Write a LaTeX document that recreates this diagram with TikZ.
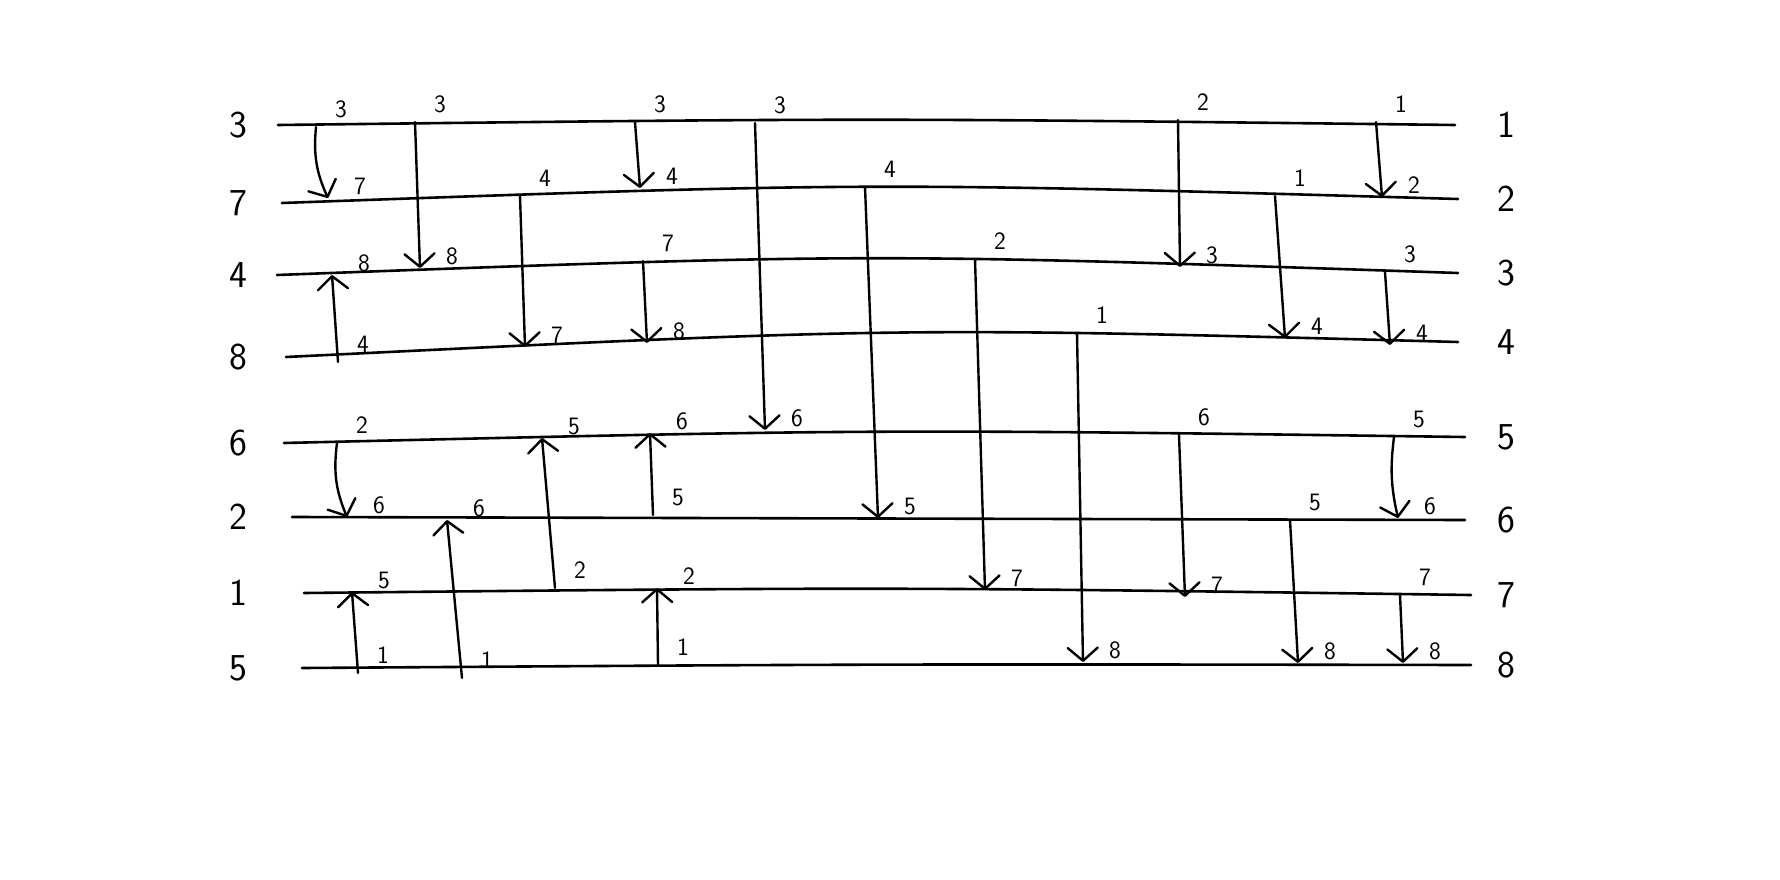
\documentclass[tikz,border=0pt]{standalone}
\usetikzlibrary{arrows.meta}
\begin{document}
\begin{tikzpicture}[
    x=1pt, y=-1pt,
    wire/.style={draw=black, line width=2.6pt, line cap=round},
    comp/.style={draw=black, line width=2.4pt, line cap=round,
        -{Straight Barb[length=13pt,width=30pt,round]}},
    side/.style={font=\sffamily\fontsize{38}{38}\selectfont},
    lbl/.style={font=\sffamily\fontsize{25}{25}\selectfont, inner sep=0pt}
]
    \fill[white] (0,0) rectangle (1780,880);
    \useasboundingbox (0,0) rectangle (1780,880);
    % wires: no / left / bend / right / input value / output rank
    \foreach \i/\xl/\yl/\xm/\ym/\xr/\yr/\a/\b in {
        1/278/125/866/118/1455/125/3/1,
        2/282/203/870/182/1458/199/7/2,
        3/277/275/868/253/1458/273/4/3,
        4/286/357/900/327/1458/342/8/4,
        5/284/443/875/429/1465/437/6/5,
        6/292/517/878/518/1465/520/2/6,
        7/304/593/888/587/1471/595/1/7,
        8/302/668/886/664/1471/665/5/8}
    {
        \coordinate (w\i l) at (\xl,\yl);
        \coordinate (w\i m) at (\xm,\ym);
        \coordinate (w\i r) at (\xr,\yr);
        \node[side] (in\i) at (238,\yl) {\a};
        \node[side] (out\i) at (1506,\yr) {\b};
        \draw[wire] (w\i l) .. controls (w\i m) .. (w\i r);
    }
    % comparators: start / tip / value at start / value at tip / bend
    \foreach \n/\xs/\ys/\xt/\yt/\p/\q/\bb in {
        a1/316/127/328/198/3/7/15,
        a2/415/122/420/268/3/8/0,
        a3/338/362/332/275/4/8/0,
        a4/520/196/525/347/4/7/0,
        a5/635/122/640/188/3/4/0,
        a6/643/261/647/343/7/8/0,
        a7/755/123/765/430/3/6/0,
        a8/865/187/878/518/4/5/0,
        a9/975/259/985/590/2/7/0,
        a10/1077/333/1083/662/1/8/0,
        a11/1178/120/1180/267/2/3/0,
        a12/1376/122/1382/197/1/2/0,
        a13/1275/196/1285/338/1/4/0,
        a14/1385/272/1390/345/3/4/0,
        b1/337/443/347/517/2/6/15,
        b2/358/673/352/592/1/5/0,
        b3/462/678/447/520/1/6/0,
        b4/555/588/542/438/2/5/0,
        b5/653/515/650/433/5/6/0,
        b6/658/665/657/588/1/2/0,
        b7/1179/435/1185/597/6/7/0,
        b8/1290/520/1298/663/5/8/0,
        b9/1394/437/1398/518/5/6/10,
        b10/1400/595/1403/663/7/8/0}
    {
        \coordinate (\n s) at (\xs,\ys);
        \coordinate (\n t) at (\xt,\yt);
        \node[lbl] (\n p) at ([shift={(25,-18)}]\n s) {\p};
        \node[lbl] (\n q) at ([shift={(32,-12)}]\n t) {\q};
        \draw[comp] (\n s) to[bend right=\bb] (\n t);
    }
\end{tikzpicture}
\end{document}
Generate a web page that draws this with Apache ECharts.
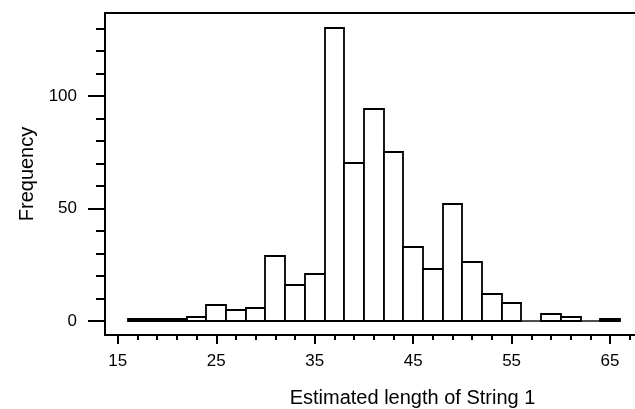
<!DOCTYPE html>
<html>
<head>
<meta charset="utf-8">
<script src="https://cdn.jsdelivr.net/npm/echarts@6/dist/echarts.min.js"></script>
<style>
html,body{margin:0;padding:0;background:#fff;}
#chart{width:635px;height:409px;}
</style>
</head>
<body>
<div id="chart"></div>
<script>
// Histogram bins: left edge of each bin (width 2)
const binLeft = [16,18,20,22,24,26,28,30,32,34,36,38,40,42,44,46,48,50,52,54,56,58,60,62,64];
const binWidth = 2;
const counts  = [1,1,1,2,7,5,6,29,16,21,130,70,94,75,33,23,52,26,12,8,0,3,2,0,1];

const xMajorTicks = [15,25,35,45,55,65];
const xMinorTicks = [17,19,21,23,27,29,31,33,37,39,41,43,47,49,51,53,57,59,61,63,67];
const yMajorTicks = [0,50,100];
const yMinorTicks = [10,20,30,40,60,70,80,90,110,120,130];

const xTitle = 'Estimated length of String 1';
const yTitle = 'Frequency';

const data = binLeft.map((b, i) => [b, b + binWidth, counts[i]]);

const XMIN = 13.7, XMAX = 68.04, YMIN = -6.2, YMAX = 136.8;
const font = 'Liberation Sans, Arial, Helvetica, sans-serif';

const chart = echarts.init(document.getElementById('chart'), null, {renderer: 'canvas'});
chart.setOption({
  backgroundColor: '#fff',
  animation: false,
  grid: {left: 105, top: 13, width: 535, height: 322, show: true,
         containLabel: false, outerBoundsMode: 'none',
         borderColor: '#000', borderWidth: 2, backgroundColor: 'transparent'},
  xAxis: [{
    type: 'value', min: XMIN, max: XMAX, position: 'bottom',
    axisLine: {show: true, onZero: false, lineStyle: {color: '#000', width: 2}},
    axisTick: {show: true, customValues: xMajorTicks, length: 9, lineStyle: {color: '#000', width: 2}},
    axisLabel: {show: true, customValues: xMajorTicks, color: '#000', fontSize: 17, fontFamily: font, margin: 18},
    splitLine: {show: false},
    name: xTitle, nameLocation: 'middle', nameGap: 53,
    nameTextStyle: {color: '#000', fontSize: 20, fontFamily: font, padding: [0, 0, 0, 80]}
  }, {
    type: 'value', min: XMIN, max: XMAX, position: 'bottom',
    axisLine: {show: false, onZero: false},
    axisTick: {show: true, customValues: xMinorTicks, length: 5, lineStyle: {color: '#000', width: 2}},
    axisLabel: {show: false},
    splitLine: {show: false}
  }],
  yAxis: [{
    type: 'value', min: YMIN, max: YMAX, position: 'left',
    axisLine: {show: true, onZero: false, lineStyle: {color: '#000', width: 2}},
    axisTick: {show: true, customValues: yMajorTicks, length: 17, lineStyle: {color: '#000', width: 2}},
    axisLabel: {show: true, customValues: yMajorTicks, color: '#000', fontSize: 17, fontFamily: font, margin: 28},
    splitLine: {show: false},
    name: yTitle, nameLocation: 'middle', nameGap: 64,
    nameTextStyle: {color: '#000', fontSize: 20, fontFamily: font}
  }, {
    type: 'value', min: YMIN, max: YMAX, position: 'left',
    axisLine: {show: false, onZero: false},
    axisTick: {show: true, customValues: yMinorTicks, length: 9, lineStyle: {color: '#000', width: 2}},
    axisLabel: {show: false},
    splitLine: {show: false}
  }],
  series: [{
    type: 'custom',
    xAxisIndex: 0, yAxisIndex: 0,
    data: data,
    renderItem: function (params, api) {
      const p0 = api.coord([api.value(0), api.value(2)]);
      const p1 = api.coord([api.value(1), 0]);
      const x0 = Math.round(p0[0]), x1 = Math.round(p1[0]);
      const yTop = Math.round(p0[1]), yBase = Math.round(p1[1]);
      if (yBase - yTop < 0.5) {
        return {type: 'line', shape: {x1: x0, y1: yBase, x2: x1, y2: yBase},
                style: {stroke: '#000', lineWidth: 1.4}};
      }
      return {
        type: 'rect',
        shape: {x: x0, y: yTop, width: x1 - x0, height: yBase - yTop},
        style: {fill: '#fff', stroke: '#000', lineWidth: 1.8}
      };
    }
  }]
});
</script>
</body>
</html>
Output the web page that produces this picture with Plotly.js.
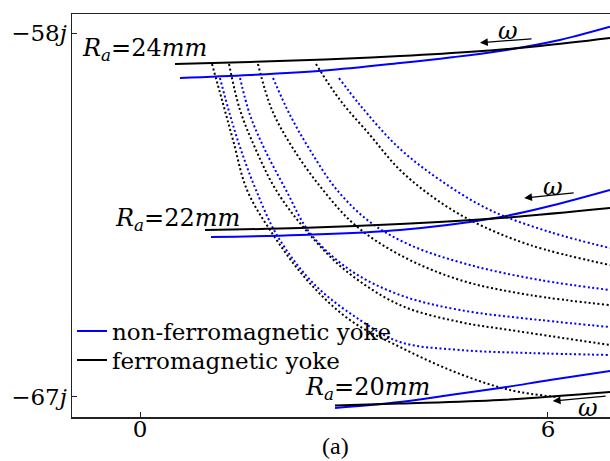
<!DOCTYPE html>
<html>
<head>
<meta charset="utf-8">
<script src="https://cdn.plot.ly/plotly-3.0.1.min.js"></script>
<style>html,body{margin:0;padding:0;background:#fff;}#chart{width:610px;height:461px;}</style>
</head>
<body>
<div id="chart"></div>
<script>
// ---- data ----
const xTickVals = [0, 6];
const xTickText = ["0", "6"];
const yTickVals = [-58, -67];
const yTickText = ["\u221258<i>j</i>", "\u221267<i>j</i>"];

// solid lines: ferromagnetic (black) and non-ferromagnetic (blue) yoke
const ra24FerroX = [0.515, 1.618, 2.721, 3.824, 4.926, 5.882, 6.912];
const ra24FerroY = [-58.767, -58.717, -58.655, -58.569, -58.457, -58.321, -58.124];
const ra24NonX = [0.588, 1.618, 2.721, 3.824, 4.559, 5.294, 6.103, 6.912];
const ra24NonY = [-59.113, -59.039, -58.927, -58.742, -58.606, -58.445, -58.198, -57.844];

const ra22FerroX = [0.956, 2.353, 3.824, 5.294, 6.912];
const ra22FerroY = [-62.871, -62.822, -62.723, -62.575, -62.327];
const ra22NonX = [1.044, 2.353, 3.824, 5.221, 6.029, 6.912];
const ra22NonY = [-63.044, -62.995, -62.871, -62.575, -62.278, -61.882];

const ra20FerroX = [2.868, 3.824, 5.294, 6.912];
const ra20FerroY = [-67.211, -67.162, -67.075, -66.877];
const ra20NonX = [2.868, 3.824, 4.559, 5.294, 6.029, 6.912];
const ra20NonY = [-67.273, -67.125, -66.951, -66.778, -66.581, -66.358];

// dotted connecting curves
const ferroDot1X = [1.059, 1.206, 1.368, 1.574, 1.912, 2.456, 3.088, 3.824, 4.632, 5.441, 6.132];
const ferroDot1Y = [-58.767, -59.657, -60.646, -61.882, -62.871, -64.108, -65.097, -65.765, -66.383, -66.828, -67.001];
const ferroDot2X = [1.309, 1.471, 1.706, 2.000, 2.426, 3.015, 3.824, 4.706, 5.441, 6.912];
const ferroDot2Y = [-58.767, -59.904, -60.893, -61.882, -62.847, -63.861, -64.726, -65.147, -65.344, -65.715];
const ferroDot3X = [1.735, 1.941, 2.265, 2.691, 3.162, 3.824, 4.706, 5.735, 6.912];
const ferroDot3Y = [-58.767, -59.904, -60.893, -61.882, -62.748, -63.490, -64.108, -64.479, -64.726];
const ferroDot4X = [2.588, 2.941, 3.382, 3.794, 4.265, 4.853, 5.735, 6.912];
const ferroDot4Y = [-58.767, -59.657, -60.522, -61.338, -62.006, -62.624, -63.242, -63.737];

const nonDot1X = [1.176, 1.324, 1.485, 1.706, 2.029, 2.574, 3.235, 3.824, 4.706, 5.735, 6.912];
const nonDot1Y = [-59.113, -60.028, -60.893, -61.882, -63.044, -64.231, -65.097, -65.641, -65.839, -65.913, -65.962];
const nonDot2X = [1.471, 1.618, 1.838, 2.147, 2.500, 3.088, 3.824, 4.706, 5.882, 6.912];
const nonDot2Y = [-59.113, -60.028, -60.893, -61.882, -62.946, -63.861, -64.479, -64.850, -65.097, -65.270];
const nonDot3X = [1.956, 2.206, 2.500, 2.897, 3.382, 3.971, 4.853, 5.882, 6.912];
const nonDot3Y = [-59.113, -60.028, -60.893, -61.882, -62.674, -63.242, -63.737, -64.108, -64.355];
const nonDot4X = [2.926, 3.235, 3.794, 4.412, 5.147, 6.029, 6.912];
const nonDot4Y = [-59.113, -59.780, -60.819, -61.635, -62.377, -62.921, -63.317];

const seriesNames = ["non-ferromagnetic yoke", "ferromagnetic yoke"];
const raLabels = ["<i>R<sub>a</sub></i>=24<i>mm</i>", "<i>R<sub>a</sub></i>=22<i>mm</i>", "<i>R<sub>a</sub></i>=20<i>mm</i>"];

// ---- styles ----
const BLUE = "#0000ff", BLACK = "#000000";
const FONT = "DejaVu Serif, serif";
const FONT2 = "Liberation Serif, Times New Roman, serif";
const FS = 24;
const solid = (x, y, c, name, leg) => ({x, y, type: "scatter", mode: "lines", line: {color: c, width: 2, shape: "spline"}, name: name || "", showlegend: !!leg, legend: leg || "legend", hoverinfo: "skip"});
const dotted = (x, y, c) => ({x, y, type: "scatter", mode: "lines", line: {color: c, width: 2, dash: "2px,2.5px", shape: "spline", smoothing: 1}, showlegend: false, hoverinfo: "skip"});

const traces = [
  dotted(ferroDot1X, ferroDot1Y, BLACK), dotted(ferroDot2X, ferroDot2Y, BLACK),
  dotted(ferroDot3X, ferroDot3Y, BLACK), dotted(ferroDot4X, ferroDot4Y, BLACK),
  dotted(nonDot1X, nonDot1Y, BLUE), dotted(nonDot2X, nonDot2Y, BLUE),
  dotted(nonDot3X, nonDot3Y, BLUE), dotted(nonDot4X, nonDot4Y, BLUE),
  solid(ra24NonX, ra24NonY, BLUE, seriesNames[0], "legend"),
  solid(ra24FerroX, ra24FerroY, BLACK, seriesNames[1], "legend2"),
  solid(ra22NonX, ra22NonY, BLUE), solid(ra22FerroX, ra22FerroY, BLACK),
  solid(ra20NonX, ra20NonY, BLUE), solid(ra20FerroX, ra20FerroY, BLACK)
];

const txt = (text, x, y, xa, size) => ({text, x, y, xref: "x", yref: "y", xanchor: xa || "left", yanchor: "middle", showarrow: false, font: {family: FONT, size: size || FS, color: "#000"}});
const arrow = (x, y, ax, ay) => ({text: "", x, y, ax, ay, xref: "x", yref: "y", axref: "x", ayref: "y", showarrow: true, arrowhead: 2, arrowsize: 1.2, arrowwidth: 1.3, arrowcolor: "#000"});

const annotations = [
  txt(raLabels[0], -0.88, -58.40),
  txt(raLabels[1], -0.39, -62.62),
  txt(raLabels[2], 4.294, -66.80, "right"),
  txt("<i>\u03c9</i>", 5.412, -57.94, "center"),
  arrow(5.0, -58.24, 5.78, -58.14),
  txt("<i>\u03c9</i>", 6.07, -61.80, "center"),
  arrow(5.65, -62.08, 6.4, -61.95),
  txt("<i>\u03c9</i>", 6.59, -67.28, "center"),
  arrow(6.07, -67.10, 6.87, -66.976),
  {text: "(a)", x: 2.88, y: 0, xref: "x", yref: "paper", yshift: -29, xanchor: "center", yanchor: "middle", showarrow: false, font: {family: FONT2, size: 24, color: "#000"}}
];

const legendBase = {x: 0, xanchor: "left", yanchor: "middle", bgcolor: "rgba(0,0,0,0)", font: {family: FONT, size: 23, color: "#000"}, itemwidth: 30, borderwidth: 0};

const layout = {
  width: 610, height: 461,
  margin: {l: 72, r: 0, t: 14, b: 44},
  paper_bgcolor: "#fff", plot_bgcolor: "#fff",
  font: {family: FONT, size: FS, color: "#000"},
  showlegend: true,
  legend: Object.assign({}, legendBase, {y: 0.2134}),
  legend2: Object.assign({}, legendBase, {y: 0.1414}),
  xaxis: {range: [-1.0, 6.912], showgrid: false, zeroline: false, showline: true, linecolor: "#222", linewidth: 1.5, mirror: true,
          ticks: "inside", ticklen: 5, tickwidth: 1, tickcolor: "#222", tickvals: xTickVals, ticktext: xTickText, tickfont: {family: FONT, size: 23}, ticklabelstandoff: -9},
  yaxis: {range: [-67.495, -57.53], showgrid: false, zeroline: false, showline: true, linecolor: "#222", linewidth: 1.5,
          ticks: "inside", ticklen: 5, tickwidth: 1, tickcolor: "#222", tickvals: yTickVals, ticktext: yTickText, tickfont: {family: FONT, size: 23}, ticklabelstandoff: -1},
  annotations
};

Plotly.newPlot("chart", traces, layout, {staticPlot: true, displayModeBar: false});
</script>
</body>
</html>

- _WRITTEN INSTRUCTION_
From the records above, copy exactly the stretch from the line holding "Generate a web" through the line holding "const font = 'Liberation", both ends included, without the pictures.

- _CORRECT ANSWER_
Generate a web page that draws this with Apache ECharts.
<!DOCTYPE html>
<html>
<head>
<meta charset="utf-8">
<script src="https://cdn.jsdelivr.net/npm/echarts@6/dist/echarts.min.js"></script>
<style>
html,body{margin:0;padding:0;background:#fff;}
#chart{width:635px;height:409px;}
</style>
</head>
<body>
<div id="chart"></div>
<script>
// Histogram bins: left edge of each bin (width 2)
const binLeft = [16,18,20,22,24,26,28,30,32,34,36,38,40,42,44,46,48,50,52,54,56,58,60,62,64];
const binWidth = 2;
const counts  = [1,1,1,2,7,5,6,29,16,21,130,70,94,75,33,23,52,26,12,8,0,3,2,0,1];

const xMajorTicks = [15,25,35,45,55,65];
const xMinorTicks = [17,19,21,23,27,29,31,33,37,39,41,43,47,49,51,53,57,59,61,63,67];
const yMajorTicks = [0,50,100];
const yMinorTicks = [10,20,30,40,60,70,80,90,110,120,130];

const xTitle = 'Estimated length of String 1';
const yTitle = 'Frequency';

const data = binLeft.map((b, i) => [b, b + binWidth, counts[i]]);

const XMIN = 13.7, XMAX = 68.04, YMIN = -6.2, YMAX = 136.8;
const font = 'Liberation Sans, Arial, Helvetica, sans-serif';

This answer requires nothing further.